How I set up my own VOIP phone

in STEMGeekslast month (edited)

These days to have phone service many need to go through their internet provider to get it. And it can be quite costly. It can cost over $20 a month paying for it through your internet provider. I did this for a few years but got tired of getting ripped off. So I took the plunge and set up my own voice over IP phone. The initial cost was higher, but thats because I chose to use a real IP phone. You can save money and use a standard phone, but you will need a device called an ATA (analog telephone adapter) though they cost much less than IP phones.

When I first started playing around with voice over IP I had a free google voice account that was set up through an Obihai ATA device. This only cost me about $70. Though a year or so later, Google announced they would discontinue their SIP service. Which is the gateway to get into the phone network to call others or to get calls to your phone. Having a SIP gateway is crucial, and now a days I pay for one through a service called CallCentric. They also offer light technical support in some cases on getting your device up and running, many VOIP companies do not help. So something to keep in mind. Luckily there are many guides out there setting up ATA devices and native IP phones.

https://www.callcentric.com/products/

I use the Pay Per Minute plan, see what is best for you.

Though the costs are low, I do not make alot of phone calls and I pay by the minute. So 113 minutes of talk time only cost me $3.32 otherwise it would cost me $20 plus dollars regardless if I make calls or not through my internet provider. One thing to keep in mind is 911 service costs extra, a few dollars a month I believe.

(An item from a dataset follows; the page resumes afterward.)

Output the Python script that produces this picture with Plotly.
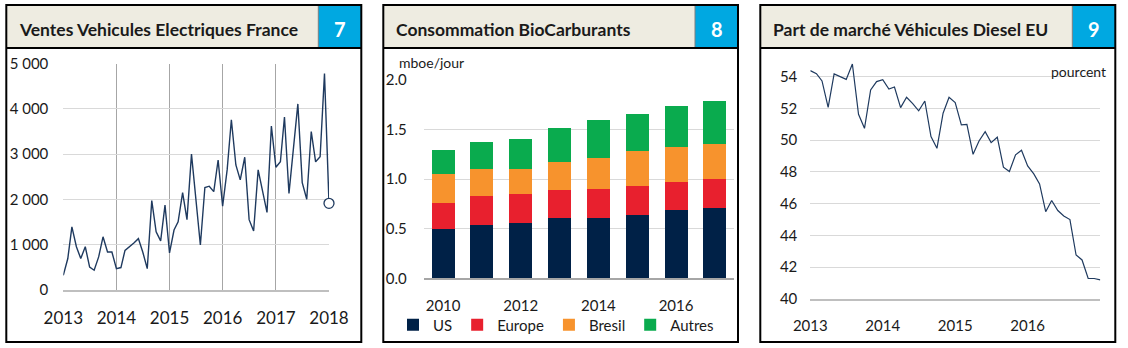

When I signed up for the SIP service I also upgraded my phone network. I got rid of the ATA and got my self a native IP phone. Here is one for sale on ebay for $144, eventhough the initial expense is higher it pays for itself in a year. Now ive had it for many years im saving alot of money. Honestly I did not need to buy an IP phone, I could have kept using my analog phone using an ATA. But really wanted to have an IP phone, something about plugging my phone into my ethernet port is really enjoyable.. haha

Many IP phones also offer a single cord design using a technology called Power Over Ethernet. This means you inject power into the network cable and everything is done through just one cable, the Ethernet cable. Though with my setup I just use a power supply.

There is a group called Futel that has coverted many payphones to free to call phones using VOIP technology. Pay phones were disappearing quickly but have now renewed their use as free to use phones. I do not have any near me but its great to see others spreading the use of VOIP outside of business offices and corporations. Their use is great for personal calls and when compared to how much internet providers charge it just makes sense to use it.

http://futel.net/

I hope to come across a Futel phone one day.

A few words of warning: by having an IP phone you do put yourself out there for hackers and others to try to mess with you. Though you can make it much harder for anyone to find your phone by changing your ports in your settings. See my post about getting a call from Sipvicous.

https://peakd.com/hive-196387/@solominer/i-got-a-call-from-sipvicious-last-night

This has happened to me once in three years of operating the phone, just an annoyance.

Also, some government offices will not route your call. I have called many state and federal offices with my VOIP phone and sometimes the calls do not go through. I have thought about this and I think its due to a response in "swatting". Using an IP phone you can hide your identity, so maybe all IP calls are blocked to government offices. Though people like myself that just use the phone to save money get screwed. And I have to call those offices on my cell phone sometimes.